France has thousands of troops in West Africa helping its former colonies Burkina Faso, Mali and Niger tackle jihadist forces.

But the French presence is proving increasingly unpopular in the region and President Emmanuel Macron has started to reduce French troop numbers. Mali has already turned to Russia to fill the vacuum, sparking a bitter row with France, and a group of Russian mercenaries has offered their services to Burkina Faso's new leaders.

Media caption,
Watch the moment the military announced its takeover on live TV

The Burkina Faso military announced that it had seized power on state television on Monday because of the deteriorating security situation.

In his speech, Lt-Col Damiba said the fight against jihadists would be his priority and promised to recapture rural areas, allowing the 1.5 million people who have fled their homes to return.

Before seizing power, he had been at the forefront of the fight against Islamist militants and wrote a book on the topic last year.

Similar troubles in neighbouring Mali led to a military coup in May 2021 - one that was broadly welcomed by the public.

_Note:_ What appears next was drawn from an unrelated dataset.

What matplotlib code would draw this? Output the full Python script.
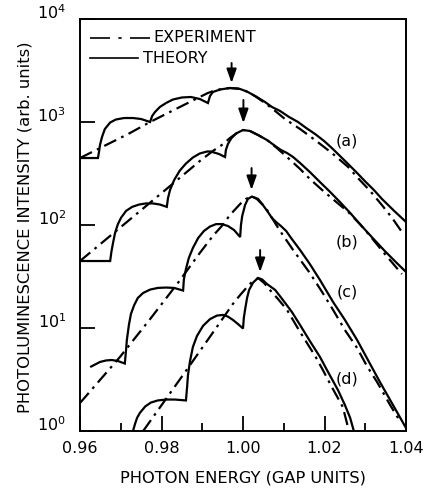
import matplotlib
matplotlib.use("Agg")
from matplotlib import pyplot as plt
from matplotlib.lines import Line2D
from matplotlib.ticker import NullLocator

# ---- data (photon energy in gap units, PL intensity arb. units) ----
theory_a_x = [0.9600, 0.9644, 0.9647, 0.9649, 0.9654, 0.9661, 0.9674, 0.9688, 0.9708, 0.9730,
              0.9750, 0.9772, 0.9777, 0.9784, 0.9796, 0.9811, 0.9828, 0.9850, 0.9872, 0.9894,
              0.9914, 0.9919, 0.9926, 0.9944, 0.9968, 0.9993, 1.0012, 1.0034, 1.0054, 1.0071,
              1.0091, 1.0113, 1.0135, 1.0155, 1.0177, 1.0199, 1.0218, 1.0238, 1.0258, 1.0280,
              1.0299, 1.0321, 1.0341, 1.0371, 1.0400]
theory_a_y = [447, 447, 523, 598, 715, 855, 989, 1057, 1093, 1093,
              1069, 1000, 1143, 1250, 1399, 1528, 1653, 1730, 1749, 1672,
              1528, 1788, 1955, 2069, 2138, 2091, 1955, 1749, 1564, 1399,
              1279, 1119, 1000, 875, 764, 654, 559, 468, 391, 320,
              267, 219, 179, 137, 107]

exp_a_x = [0.9600, 0.9718, 0.9772, 0.9840, 0.9894, 0.9914, 0.9931, 0.9948, 0.9968, 0.9988,
           1.0007, 1.0029, 1.0054, 1.0079, 1.0103, 1.0140, 1.0177, 1.0218, 1.0258, 1.0282,
           1.0312, 1.0341, 1.0366, 1.0390]
exp_a_y = [447, 764, 1000, 1367, 1749, 1914, 2022, 2091, 2138, 2115,
           2000, 1788, 1528, 1279, 1069, 855, 668, 500, 366, 286,
           214, 156, 117, 85.5]

theory_b_x = [0.9600, 0.9674, 0.9677, 0.9681, 0.9686, 0.9693, 0.9701, 0.9713, 0.9728, 0.9745,
              0.9762, 0.9779, 0.9796, 0.9813, 0.9816, 0.9821, 0.9831, 0.9845, 0.9860, 0.9877,
              0.9894, 0.9912, 0.9921, 0.9941, 0.9956, 0.9958, 0.9963, 0.9971, 0.9983, 1.0000,
              1.0017, 1.0037, 1.0059, 1.0079, 1.0093, 1.0108, 1.0123, 1.0140, 1.0164, 1.0189,
              1.0214, 1.0238, 1.0263, 1.0287, 1.0316, 1.0348, 1.0375, 1.0400]
theory_b_y = [44.7, 44.7, 54.7, 66.8, 83.6, 102, 118, 137, 150, 158,
              162, 162, 158, 150, 183, 219, 273, 338, 395, 452,
              495, 517, 517, 489, 457, 535, 611, 692, 773, 836,
              818, 747, 668, 585, 535, 500, 457, 400, 327, 261,
              209, 167, 131, 102, 76.4, 55.9, 43.7, 35.0]

exp_b_x = [0.9600, 0.9821, 0.9894, 0.9926, 0.9948, 0.9968, 0.9985, 1.0000, 1.0017, 1.0037,
           1.0059, 1.0083, 1.0108, 1.0140, 1.0164, 1.0194, 1.0226, 1.0258, 1.0287, 1.0316,
           1.0348, 1.0390]
exp_b_y = [44.7, 239, 418, 523, 598, 699, 782, 836, 818, 747,
           668, 559, 457, 350, 280, 219, 171, 134, 102, 74.8,
           52.3, 33.4]

theory_c_x = [0.9625, 0.9637, 0.9649, 0.9664, 0.9678, 0.9693, 0.9710, 0.9713, 0.9715, 0.9720,
              0.9725, 0.9733, 0.9742, 0.9755, 0.9772, 0.9791, 0.9811, 0.9831, 0.9853, 0.9855,
              0.9860, 0.9867, 0.9877, 0.9890, 0.9904, 0.9919, 0.9934, 0.9948, 0.9963, 0.9978,
              0.9993, 0.9995, 0.9998, 1.0005, 1.0012, 1.0022, 1.0034, 1.0049, 1.0061, 1.0071,
              1.0081, 1.0093, 1.0106, 1.0118, 1.0140, 1.0164, 1.0189, 1.0221, 1.0250, 1.0280,
              1.0304, 1.0336, 1.0368, 1.0400]
theory_c_y = [4.18, 4.42, 4.68, 4.84, 4.89, 4.78, 4.52, 6.11, 7.65, 10.7,
              13.7, 16.7, 19.6, 21.9, 23.6, 24.5, 24.7, 24.5, 23.1, 29.9,
              37.4, 47.8, 59.8, 74.8, 87.4, 96.7, 102, 102, 97.8, 89.4,
              76.4, 100, 122, 156, 179, 189, 179, 156, 134, 117,
              107, 97.8, 87.4, 74.8, 57.2, 41.8, 29.2, 17.9, 12.0, 7.65,
              5.11, 2.99, 1.79, 1.07]

exp_c_x = [0.9600, 0.9698, 0.9772, 0.9840, 0.9894, 0.9926, 0.9948, 0.9968, 0.9993, 1.0007,
           1.0022, 1.0037, 1.0059, 1.0091, 1.0123, 1.0164, 1.0194, 1.0221, 1.0250, 1.0280,
           1.0304, 1.0329, 1.0361, 1.0385]
exp_c_y = [1.87, 5.23, 12.2, 27.3, 53.5, 78.2, 97.8, 125, 160, 179,
           189, 179, 140, 87.4, 57.2, 34.2, 22.4, 15.0, 9.56, 6.40,
           4.28, 2.99, 1.79, 1.25]

theory_d_x = [0.9730, 0.9735, 0.9740, 0.9747, 0.9760, 0.9774, 0.9791, 0.9811, 0.9833, 0.9860,
              0.9863, 0.9865, 0.9870, 0.9877, 0.9887, 0.9902, 0.9919, 0.9936, 0.9951, 0.9963,
              0.9975, 0.9988, 1.0000, 1.0002, 1.0005, 1.0010, 1.0015, 1.0025, 1.0037, 1.0047,
              1.0059, 1.0079, 1.0098, 1.0120, 1.0140, 1.0164, 1.0189, 1.0206, 1.0233, 1.0250,
              1.0263, 1.0272]
theory_d_y = [1.00, 1.17, 1.34, 1.50, 1.73, 1.89, 1.98, 2.02, 2.02, 1.98,
              2.73, 3.50, 4.78, 6.54, 8.36, 10.5, 12.2, 13.2, 13.4, 12.9,
              12.0, 10.9, 9.89, 12.5, 15.0, 19.6, 23.4, 27.7, 30.6, 29.6,
              26.7, 23.4, 18.7, 14.3, 10.7, 7.48, 5.23, 3.91, 2.50, 1.79,
              1.34, 1.00]

exp_d_x = [0.9755, 0.9865, 0.9934, 0.9975, 0.9993, 1.0010, 1.0022, 1.0037, 1.0052, 1.0066,
           1.0086, 1.0108, 1.0140, 1.0177, 1.0196, 1.0218, 1.0245, 1.0260]
exp_d_y = [1.00, 4.09, 10.0, 17.1, 20.9, 25.0, 28.0, 30.6, 27.3, 23.4,
           19.1, 15.0, 9.15, 5.35, 3.91, 2.67, 1.71, 1.00]

# arrows marking the peaks: x, tail intensity, tip intensity
arrow_x = [0.9972, 1.0001, 1.0021, 1.0042]
arrow_tail = [3740, 1636, 357, 57.2]
arrow_tip = [2392, 977, 219, 35.0]

curve_labels = ["(a)", "(b)", "(c)", "(d)"]
label_x = [1.0255, 1.0255, 1.0255, 1.0255]
label_y = [654, 68.4, 22.4, 3.2]

x_ticks = [0.96, 0.98, 1.00, 1.02, 1.04]
x_tick_labels = ["0.96", "0.98", "1.00", "1.02", "1.04"]
x_minor = [0.97, 0.99, 1.01, 1.03]

plt.rcParams['font.family'] = ['DejaVu Sans']

fig = plt.figure(figsize=(4.30, 4.88), dpi=100)
ax = fig.add_axes([80 / 430, 1 - 431 / 488, 326 / 430, 412 / 488])

lw = 1.6
expStyle = (0, (6, 2.5, 1.2, 2.5))

theories = [(theory_a_x, theory_a_y), (theory_b_x, theory_b_y),
            (theory_c_x, theory_c_y), (theory_d_x, theory_d_y)]
exps = [(exp_a_x, exp_a_y), (exp_b_x, exp_b_y),
        (exp_c_x, exp_c_y), (exp_d_x, exp_d_y)]

for tx, ty in theories:
    ax.plot(tx, ty, color='black', lw=lw, solid_joinstyle='miter', solid_capstyle='butt')
for ex, ey in exps:
    ax.plot(ex, ey, color='black', lw=lw, linestyle=expStyle)

for x, tail, tip in zip(arrow_x, arrow_tail, arrow_tip):
    ax.annotate('', xy=(x, tip), xytext=(x, tail),
                arrowprops=dict(arrowstyle='-|>,head_length=0.7,head_width=0.25',
                                color='black', lw=1.4, mutation_scale=12,
                                shrinkA=0, shrinkB=0))

for lab, lx, ly in zip(curve_labels, label_x, label_y):
    ax.text(lx, ly, lab, fontsize=11.5, ha='center', va='center')

ax.set_yscale('log')
ax.set_xlim(0.96, 1.04)
ax.set_ylim(1, 1e4)
ax.set_xticks(x_ticks)
ax.set_xticklabels(x_tick_labels)
ax.set_xticks(x_minor, minor=True)
ax.yaxis.set_minor_locator(NullLocator())

ax.tick_params(which='both', direction='in', top=False, right=False,
               labelsize=11.5, width=1.3)
ax.tick_params(axis='x', which='major', length=11, pad=7)
ax.tick_params(axis='x', which='minor', length=6)
ax.tick_params(axis='y', which='major', length=11, pad=10)
for sp in ax.spines.values():
    sp.set_linewidth(1.4)

# the decade labels sit on their tick in the original
fig.canvas.draw()
for t in ax.get_yticklabels():
    t.set_verticalalignment('baseline')

ax.set_xlabel("PHOTON ENERGY (GAP UNITS)", fontsize=11.7)
ax.set_ylabel("PHOTOLUMINESCENCE INTENSITY (arb. units)", fontsize=11.8)
ax.xaxis.set_label_coords(0.5, -0.095)
ax.yaxis.set_label_coords(-0.147, 0.495)

# legend drawn by hand, top-left corner
ax.add_line(Line2D([0.031, 0.215], [0.954, 0.954], transform=ax.transAxes,
                   color='black', lw=1.2, linestyle=(0, (12, 5, 2, 5))))
ax.add_line(Line2D([0.031, 0.178], [0.905, 0.905], transform=ax.transAxes,
                   color='black', lw=1.2))
ax.text(0.224, 0.954, "EXPERIMENT", transform=ax.transAxes, fontsize=11.5, va='center')
ax.text(0.193, 0.905, "THEORY", transform=ax.transAxes, fontsize=11.5, va='center')

fig.savefig("out.png", dpi=100)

Lots of rhetoric but few concrete proposals

Analysis by Lalla Sy, BBC News, Ouagadougou

The first speech of Burkina Faso's new military leader was followed by millions. Many saw parallels with the country's charismatic 1980s military leader, Thomas Sankara, who was assassinated during a coup in 1987. Lt-Col Damiba, wearing a red beret like Sankara, used much of the same rhetoric and phrases such as "dignity", "integrity", "anthem of victory", "homeland or death" and "we shall overcome".However, some regretted the lack of concrete proposals, and the "moral lesson" tone of the delivery, conveying expectations of goodwill on the part of the international community and intentions that were already known. "If the intention was to participate in the fight against terrorism, it should have been discussed first. Luckily, it is still possible to express oneself in Burkina," wrote one social media user. According to political analyst Luc Damiba (no relation to the president), this first speech gives hope, but people are waiting for concrete action.The new Burkinabè leader made clear that the priority of the country was security and not a rushed return to the normal constitutional order and elections. This is no doubt what West African leaders will insist on at their meeting later on Friday, meaning tensions are likely to increase, as has been the case with neighbouring Mali.